Sum of Series 1/n: Is it Infinity?

[Chris Miller]

I've seen the proof that the sum of 1/n for = 1 to infinity is infinity (which still blows my mind a little).

Is the sum of 1/nⁿ for n = 1 to infinity also infinity?

i.e, 1 + 2/4 + 3/27 + 4/256+...

 

[jedishrfu]

I don't think you mean $n^n$ where $n=1$ right?

also your series should read $1 + 1/4 + 1/27 ...$?

 

[mfb]

After the first two elements it is smaller than the sum over $\displaystyle \frac{1}{2^n}$ where you can find the sum directly.

If you want to explore the region between divergence and convergence more, have a look at $\displaystyle \frac{1}{n^2}$ and $\displaystyle \frac{1}{n \log(n)}$ and $\displaystyle \frac{1}{n \log(n)^2}$and $\displaystyle \frac{1}{n \log(n) \log(log(n))}$. These will need some clever tricks to determine if they converge.

 

[Chris Miller]

oops, yes, thanks, I meant the sum of n/nⁿ for n = 1 to infinity

So... it's < 2?

 

[mfb]

$\frac{n}{n^n}$? That is equal to $\frac{1}{n^{n-1}}$

So... it's < 2?

It is.

 

[BWV]

I've seen the proof that the sum of 1/n for = 1 to infinity is infinity (which still blows my mind a little).

Is the sum of 1/nⁿ for n = 1 to infinity also infinity?

i.e, 1 + 2/4 + 3/27 + 4/256+...

the sum of a^k converges for a<1 for k=1 to inf - this is just a geometric series and the sum is 1/(1-a)

so by that 1/nⁿ converges for n=1 to inf as 1/nⁿ becomes smaller than any constant a^k

 

[Matt Benesi]

$\frac{n}{n^n}$? That is equal to $\frac{1}{n^{n-1}}$It is.

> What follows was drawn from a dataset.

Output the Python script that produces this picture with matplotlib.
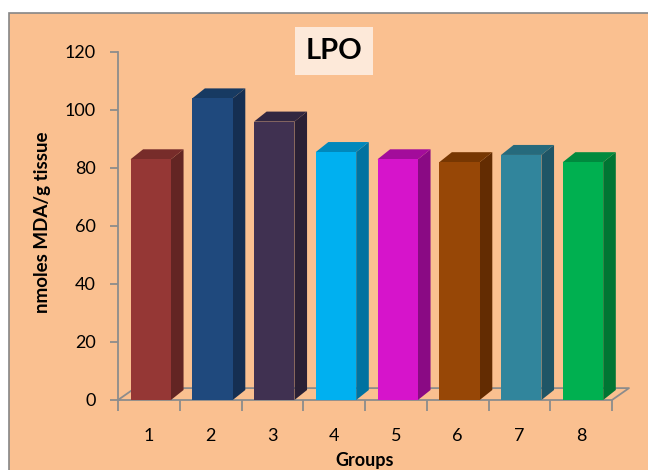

He meant \sum\limits_{n\to\infty} \,\, \frac{n}{n^n}.

 

[Chris Miller]

He meant \sum\limits_{n\to\infty} \,\, \frac{n}{n^n}.

Same thing?

 

[Matt Benesi]

Same thing?

Unless you guys are mind readers, and meant \sum\limits_{n\to\infty} \,\, \frac{n}{n^n} = \sum\limits_{n\to\infty} \,\, \frac{1}{n^{n-1}} by what you said, \frac{n}{n^n}\, =\, \frac{1}{n^{n-1}} is different from the sum.